We believe 2010 is ripe for a new paradigm – one where “less is more.” An approach to tool design that delivers just the right mix of top-notch features and functionality that is squarely aligned with requirements. This concept of elegant, efficient design is what John Tanner embraced when he founded Tanner EDA twenty-two years ago and it’s an approach that we believe is not only relevant — but imperative — today.

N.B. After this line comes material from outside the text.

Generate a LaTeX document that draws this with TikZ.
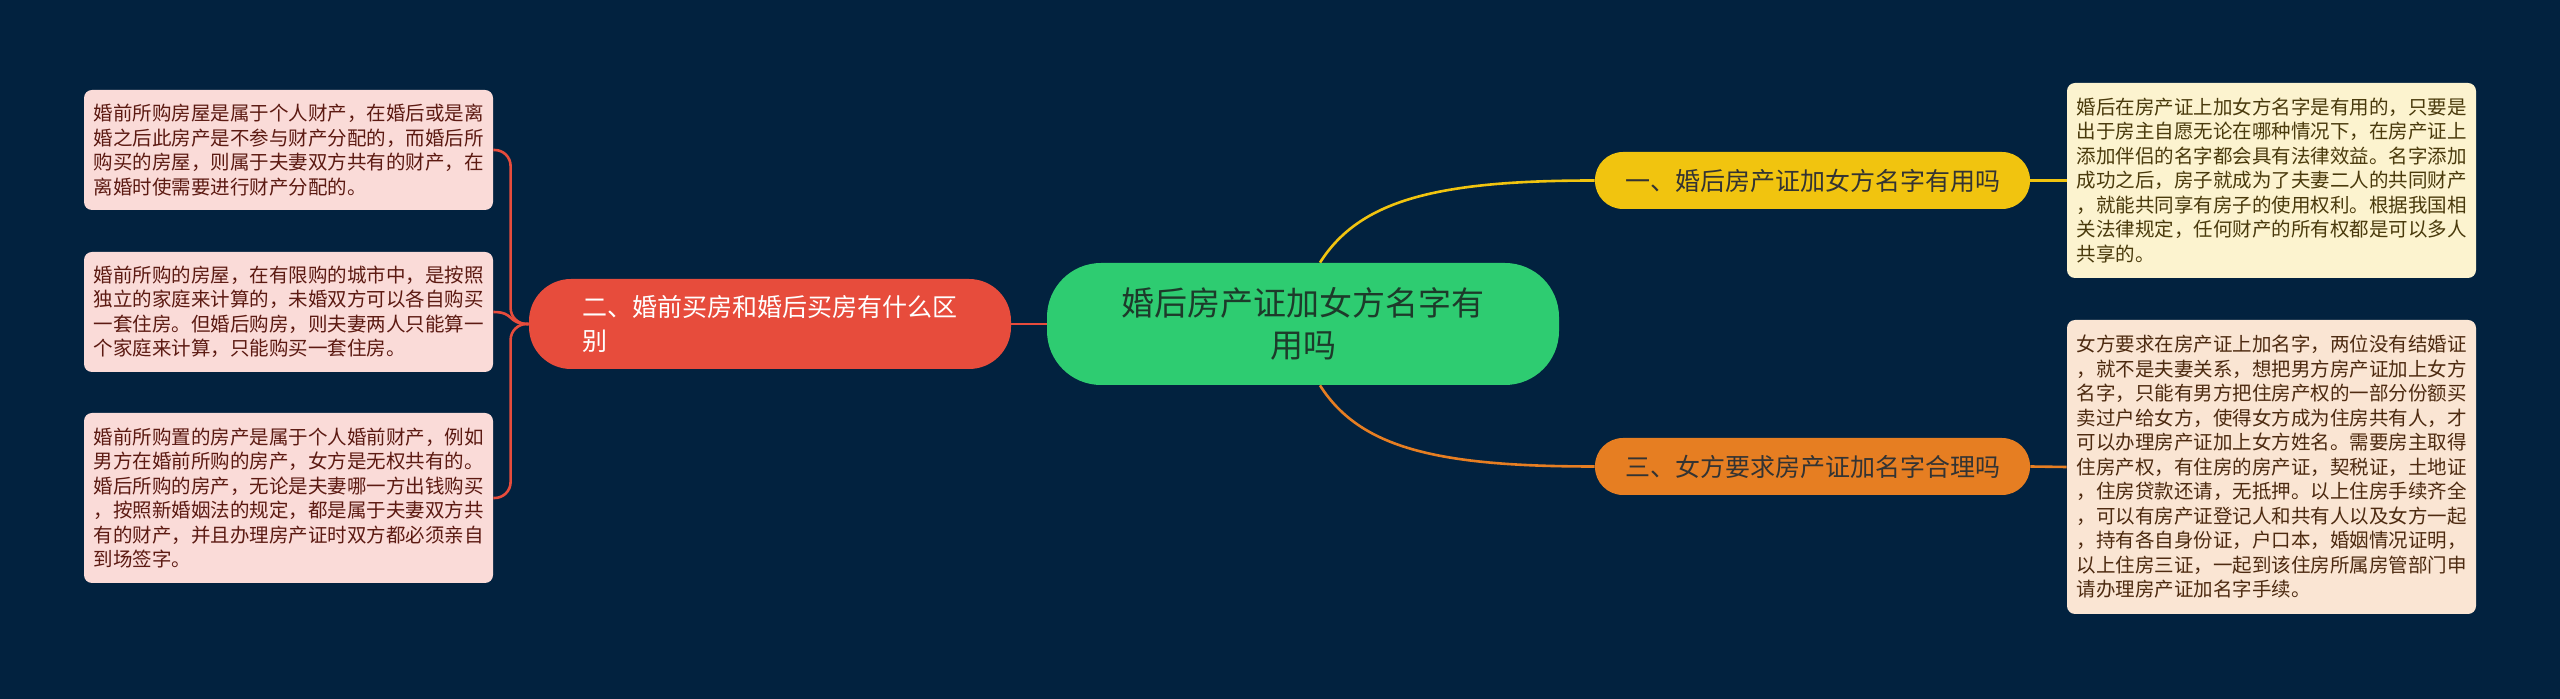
\documentclass[tikz,border=0pt]{standalone}
\usepackage{fontspec}
\setmainfont{Noto Sans CJK SC}
\usepackage{tikz}
\usepackage{xcolor}

\definecolor{bgnavy}{HTML}{02223F}
\definecolor{rootgreen}{HTML}{2ECC71}
\definecolor{roottext}{HTML}{1D3A2A}
\definecolor{subred}{HTML}{E74C3C}
\definecolor{subyellow}{HTML}{F1C40F}
\definecolor{suborange}{HTML}{E67E22}
\definecolor{leafpink}{HTML}{FADBD8}
\definecolor{leafcream}{HTML}{FCF3CF}
\definecolor{leafpeach}{HTML}{FAE5D3}
\definecolor{pinktext}{HTML}{5C1A12}
\definecolor{creamtext}{HTML}{4A3A0C}
\definecolor{peachtext}{HTML}{4D2A10}

\newcommand{\leaffont}{\fontsize{9.75}{12.25}\selectfont}
\newcommand{\subfont}{\fontsize{12.5}{17}\selectfont}

\begin{document}
\begin{tikzpicture}[x=0.5pt,y=-0.5pt,
  root/.style={fill=rootgreen,text=roottext,rounded corners=27pt,minimum width=256pt,minimum height=61pt,inner sep=0pt,align=center,font=\fontsize{16.5}{21}\selectfont},
  sub/.style={inner sep=0pt,minimum width=217.5pt,minimum height=28.5pt,rounded corners=14pt,font=\subfont},
  leaf/.style={rounded corners=4pt,minimum width=204.5pt,inner sep=2pt,align=left,font=\leaffont},
  link/.style={line width=1.3pt}]
\fill[bgnavy] (0,0) rectangle (2560,699);
\useasboundingbox (0,0) rectangle (2560,699);

\node[root] (root) at (1303,324) {婚后房产证加女方名字有\\用吗};
\node[sub,fill=subred,text=white,align=left,minimum width=241pt,minimum height=45pt,rounded corners=21pt] (diff) at (770,324) {二、婚前买房和婚后买房有什么区\\别};
\node[sub,fill=subyellow,text=black!80] (useful) at (1812.5,180.5) {一、婚后房产证加女方名字有用吗};
\node[sub,fill=suborange,text=black!80] (reason) at (1812.5,466.5) {三、女方要求房产证加名字合理吗};

\node[leaf,fill=leafpink,text=pinktext,minimum height=60pt] (l1) at (288.5,150) {婚前所购房屋是属于个人财产，在婚后或是离\\
婚之后此房产是不参与财产分配的，而婚后所\\
购买的房屋，则属于夫妻双方共有的财产，在\\
离婚时使需要进行财产分配的。};
\node[leaf,fill=leafpink,text=pinktext,minimum height=60pt] (l2) at (288.5,312) {婚前所购的房屋，在有限购的城市中，是按照\\
独立的家庭来计算的，未婚双方可以各自购买\\
一套住房。但婚后购房，则夫妻两人只能算一\\
个家庭来计算，只能购买一套住房。};
\node[leaf,fill=leafpink,text=pinktext,minimum height=85pt] (l3) at (288.5,498) {婚前所购置的房产是属于个人婚前财产，例如\\
男方在婚前所购的房产，女方是无权共有的。\\
婚后所购的房产，无论是夫妻哪一方出钱购买\\
，按照新婚姻法的规定，都是属于夫妻双方共\\
有的财产，并且办理房产证时双方都必须亲自\\
到场签字。};

\node[leaf,fill=leafcream,text=creamtext,minimum height=97.5pt] (r1) at (2271.5,180.5) {婚后在房产证上加女方名字是有用的，只要是\\
出于房主自愿无论在哪种情况下，在房产证上\\
添加伴侣的名字都会具有法律效益。名字添加\\
成功之后，房子就成为了夫妻二人的共同财产\\
，就能共同享有房子的使用权利。根据我国相\\
关法律规定，任何财产的所有权都是可以多人\\
共享的。};
\node[leaf,fill=leafpeach,text=peachtext,minimum height=147pt] (r2) at (2271.5,467) {女方要求在房产证上加名字，两位没有结婚证\\
，就不是夫妻关系，想把男方房产证加上女方\\
名字，只能有男方把住房产权的一部分份额买\\
卖过户给女方，使得女方成为住房共有人，才\\
可以办理房产证加上女方姓名。需要房主取得\\
住房产权，有住房的房产证，契税证，土地证\\
，住房贷款还请，无抵押。以上住房手续齐全\\
，可以有房产证登记人和共有人以及女方一起\\
，持有各自身份证，户口本，婚姻情况证明，\\
以上住房三证，一起到该住房所属房管部门申\\
请办理房产证加名字手续。};

\draw[link,subred] (diff.east) -- (root.west);
\draw[link,subred,rounded corners=8pt] (diff.west) -- ++(-18,0) |- (l1.east);
\draw[link,subred] (diff.west) .. controls +(-22,0) and +(22,0) .. (l2.east);
\draw[link,subred,rounded corners=8pt] (diff.west) -- ++(-18,0) |- (l3.east);

\draw[link,subyellow] ([xshift=8.5pt]root.north) .. controls +(40,-63) and +(-157,0) .. (useful.west);
\draw[link,suborange] ([xshift=8.5pt]root.south) .. controls +(40,63) and +(-157,0) .. (reason.west);
\draw[link,subyellow] (useful.east) -- (r1.west);
\draw[link,suborange] (reason.east) -- (r2.west);
\end{tikzpicture}
\end{document}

Delivering on “less is more” is difficult. Anyone who has tried to distill a presentation to one slide or simplify a complex design knows that it requires more than just skill. One must achieve a deep level of understanding in order to get to the essence of the topic or issue. For EDA products, we think that functionality will not include superfluous features but instead will deliver excellent, tested and well supported solutions. This cannot be achieved in a vacuum; it requires the leveraging of users, partners, and even competitors. We believe this leverage – achieved through models such as “open innovation” (originally coined by Professor Henry Chesbrough) — is essential to achieving and sustaining “less is more.”
The open innovation business model offers a compelling framework for consideration in the EDA industry. With a core principle that ideas and intellectual capital can come from outside the traditional boundaries and connections, open innovation can bring new capabilities and technologies efficiently and effectively. Companies in the broader EDA ecosystem (such as Qualcomm) have already embraced open innovation as a means of effectively bolstering their innovation capacity and effectiveness.
While perhaps not considered a traditional example of open innovation, process design kits (PDKs) offer a congruent model for connecting technologies and intellectual property (IP) from one domain (IC fabrication) to another (design). One perspective on PDKs is that they are simply rule-sets that provide all users with a consistent base of information; effectively eroding opportunity for differentiation within a design. However, further consideration reveals that there are several other dimensions to PDKs where unique IP can be inserted for sustained differentiation.
One such dimension is PDK selection: simply identifying and applying technologies within and across foundries. A working example of this is Tanner’s recent collaboration with Sound Design Technologies (SDT). SDT and Tanner are launching a PDK to allow users to include advanced integrated passives technologies and 3D chip packaging capabilities in their designs. This offers the potential for substantial space savings as well as production and operating cost reductions. The other dimension here is access – where a tool vendor’s use of standard programming languages and opening of PDKs can provide a designer with the access and opportunity to customize and create differentiation.
Productivity is not exclusive from innovation; in fact, we believe that in this new era of doing more with less, designers will require more productivity from their EDA tools if they are to achieve the breakthroughs demanded by their customers. We believe that 2010 will see productivity requirements expand beyond the basics of performance, security and capability. Significant advances in the area of design environments and analog automation will achieve prominence. And designers will be able to use more efficient, focused tools to deliver profound breakthroughs for business and society.